How can you use this personality trait to build your business as a writer [which, of course, includes marketing]?

Make your daily calendar reflect your God-given personality. If you need to change your activities every 30 minutes don't block out 4 hours of writing time in the afternoon, then yell at yourself because you got bored after 45 minutes. Set a timer for 35 minutes and when it beeps set it for 15 more. During that 15 minutes surf the net to research for your story, reply to one email, go make a sandwich or change the laundry.

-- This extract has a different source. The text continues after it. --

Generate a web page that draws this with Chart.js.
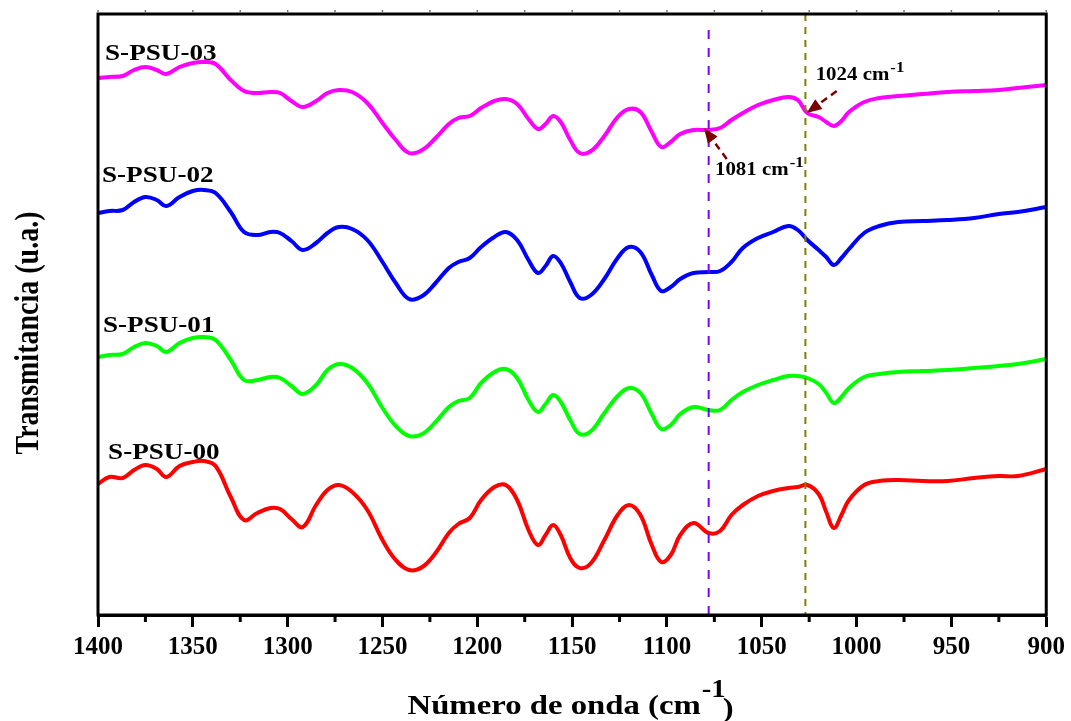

Then when the timer sounds a second time reset it for 35 minutes and go back to writing.

If you are like me and can focus for hours at a time but once your concentration breaks you're a goner [that is gone-er] then set the timer for 2-3 hours [or even 4]. Do NOT turn on the internet at all [and if you have wi-fi resist the temptation to double click :-) ] and when that timer beeps quit [for a break or the day].

Instead of trying to make your personality conform to some predetermined "success formula" work the way that works best for you.

Just make sure you're taking time to work.

I'll see all of you Monday and hope to have some exciting new things to share. I have some interest in the writer's retreat weekend so if it is something you'd like to participate in [or know more about] let me know.

Your Coach for the Journey, Tiffany "When will this snow ever end" Colter

3 comments:

Tracy Ruckman said...

This post describes me so well. I've thought many times about setting a timer (I did it for my kids when we were homeschooling) but talked myself out of it. I may try it now that I know I'm not alone in my quirks! :-)

Great post. Thanks so much!

Anonymous said...

My step-son has this problem when he is trying to do his homework. Maybe we will have to start setting a timer to give him breaks and thus make him more productive.

Anonymous said...

I've been using a spreadsheet to track the time I am spending on my projects. it's eye-opeining to see how much of my non-writing projects (websites for others, blogs, research, etc.) takes from my writing time, even in one week.

It's an excuse, I know, but now I can SEE where my time and energy are going.